Assiste-se a uma estratégia delineada de primeiro a economia dos ricos, segundo a economia dos ricos, terceiro a economia dos ricos, depois, e logo se verá, vem a pessoa. Dá-se prioridade absoluta a tudo o que possa aumentar o património e a conta bancária de uma punhado de indivíduos, o discurso de “poupar” e de “combater o desperdício” porque “não há dinheiro” não passa de mera justificação bacoca para entreter o eleitorado. Enquanto falta dinheiro para o SNS, e na carteira do povo português, não falta dinheiro para os privados; se, desde 2000, encerraram 249 extensões de saúde, serviços de urgência e foram reduzidas cerca de 2500 camas nos hospitais públicos, os serviços privados têm nascido como cogumelos, muitas vezes em paredes meias com os públicos, numa afrontosa e desleal concorrência: Coimbra talvez seja o melhor exemplo.

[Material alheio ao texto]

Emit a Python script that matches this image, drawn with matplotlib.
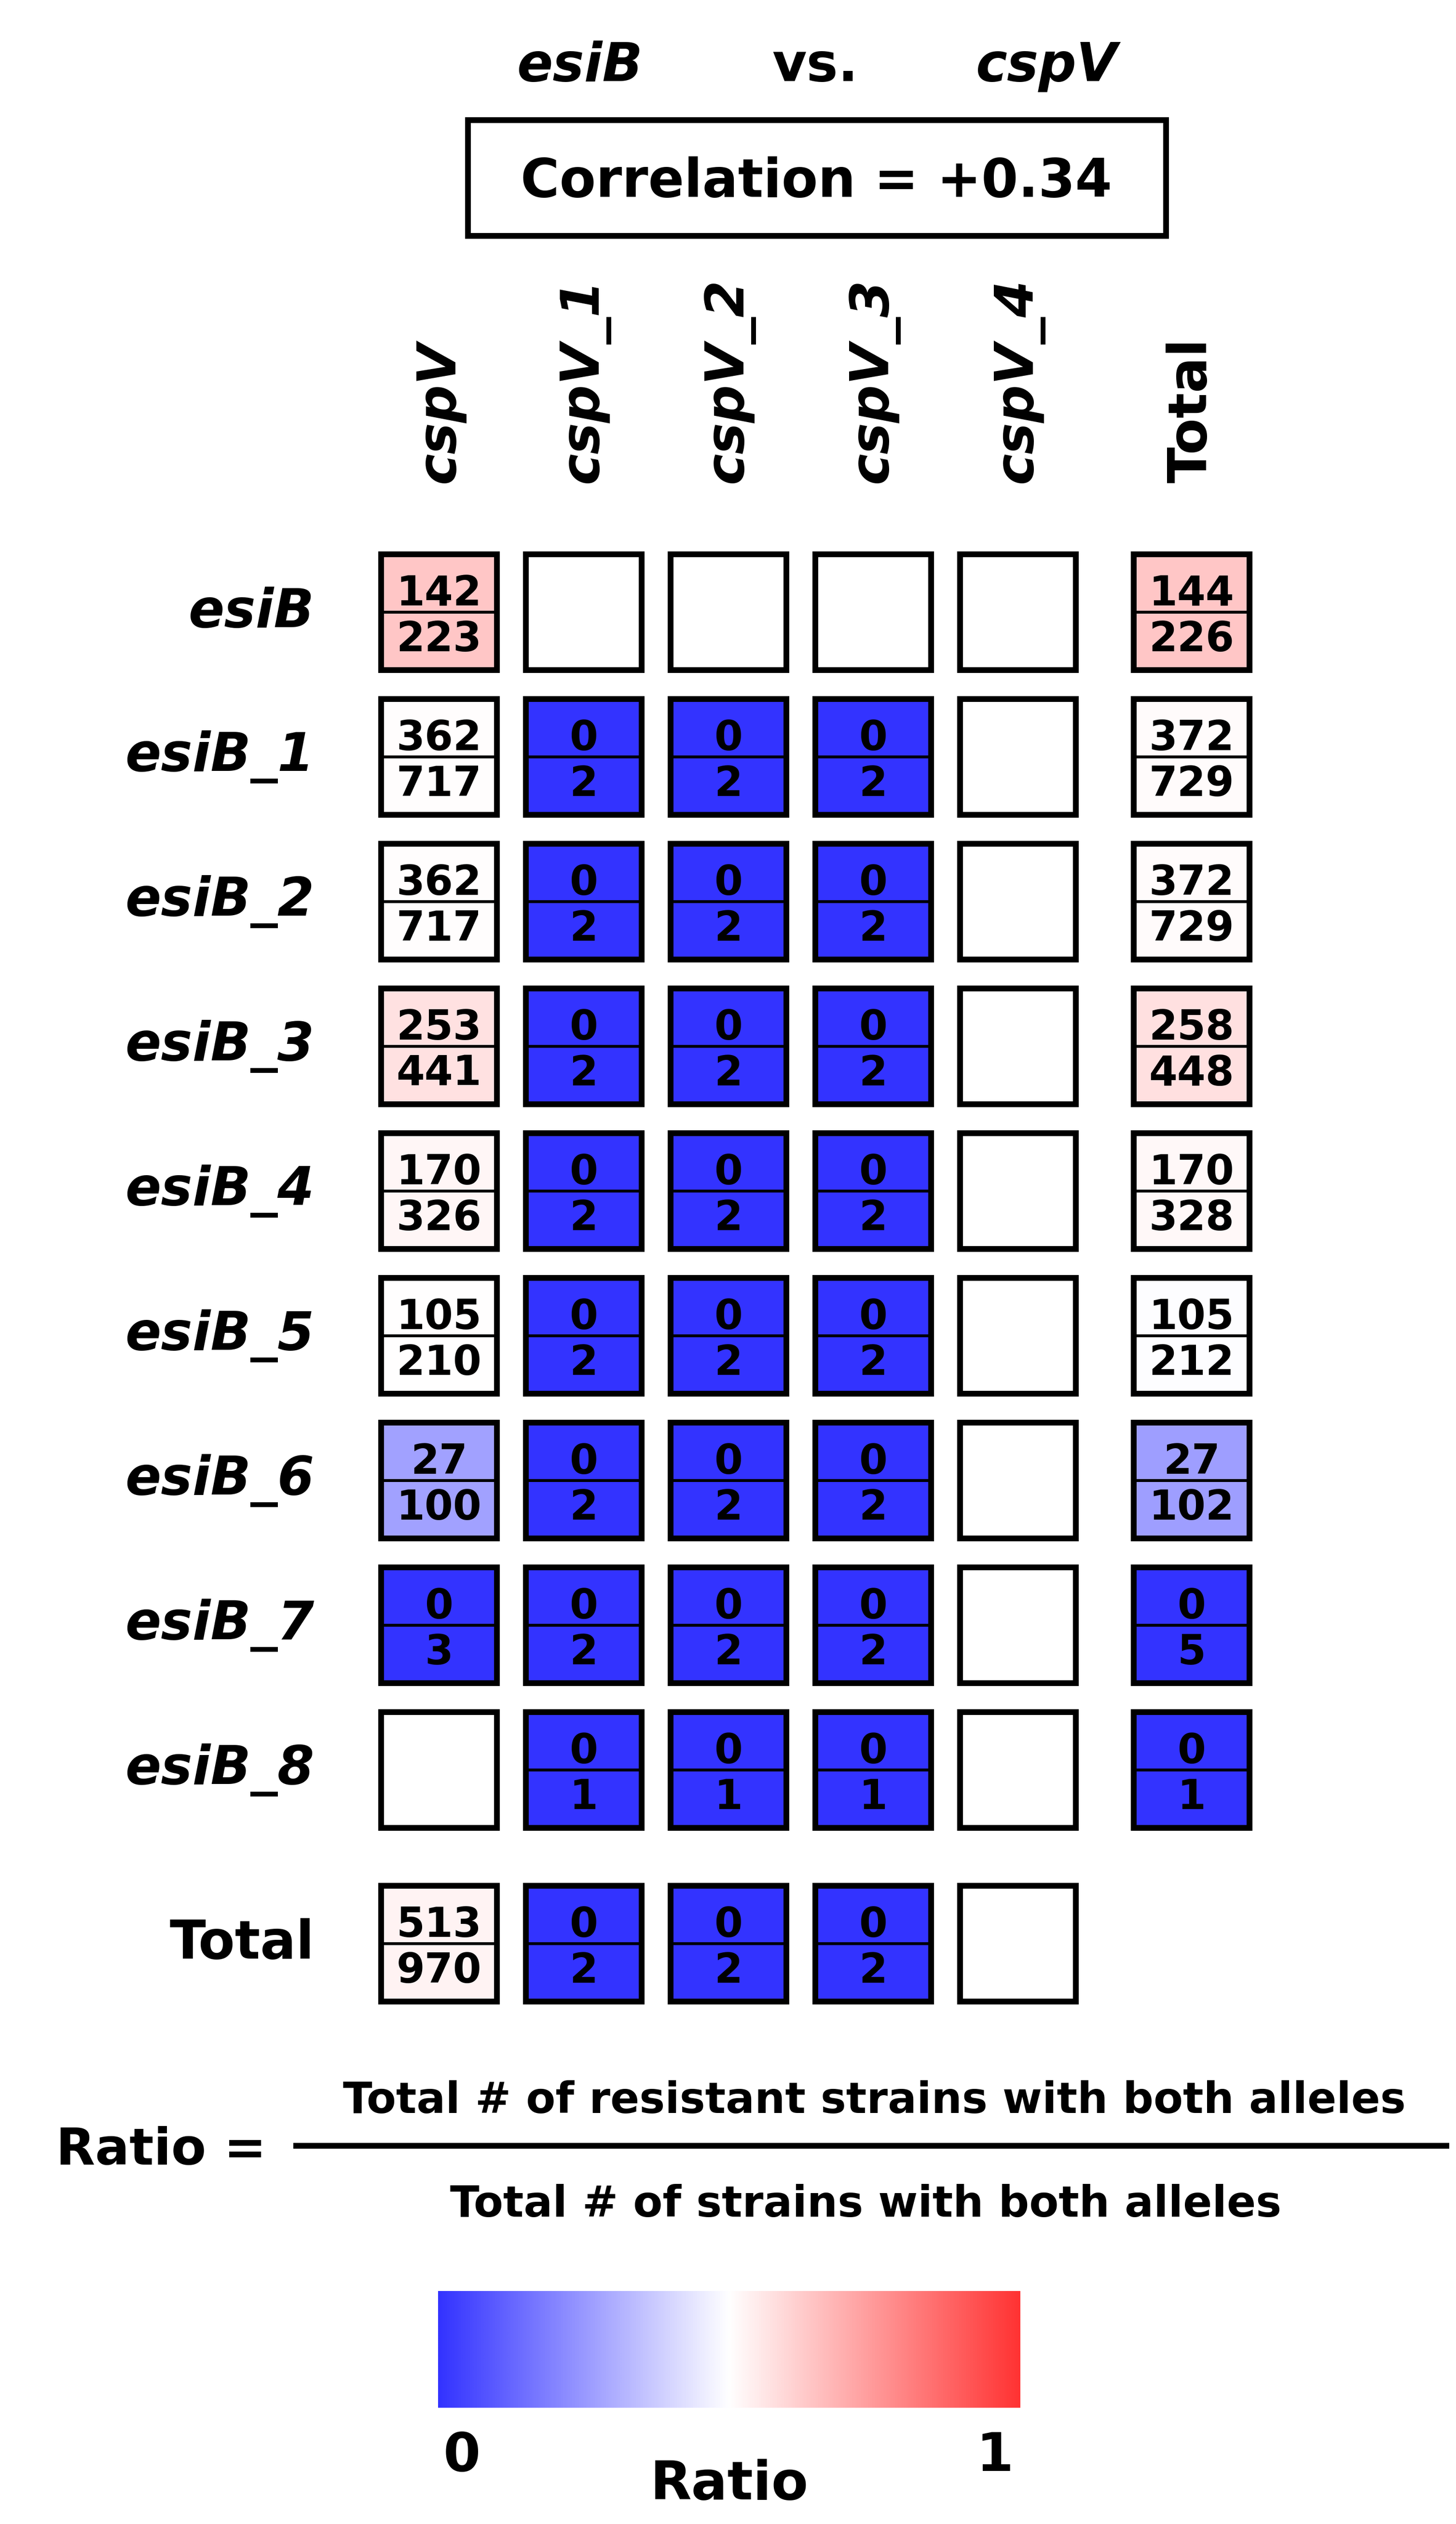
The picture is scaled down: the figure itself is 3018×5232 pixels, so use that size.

A verdadeira política e intenções do governo estão bem explícitas nos gastos da Administração Central de Saúde que, segundo auditoria do Tribunal de Contas em relação ao ano de 2011, estão bem longe de uma “favorável fiabilidade”; ou seja, este organismo de gestão do SNS dá o exemplo pela negativa, gastando à tripa forra, como estivéssemos em tempo de vacas gordas, ao nível do recrutamento do pessoal (os ditos “boys”), do uso das viaturas, do incumprimento dos princípios contabilísticos e orçamentais e na violação das regras de despesa pública. É fartar vilanagem! Entretanto, o povo português confronta-se todos os dias com o desemprego, os salários de miséria, as pensões de fome e… com pior Saúde.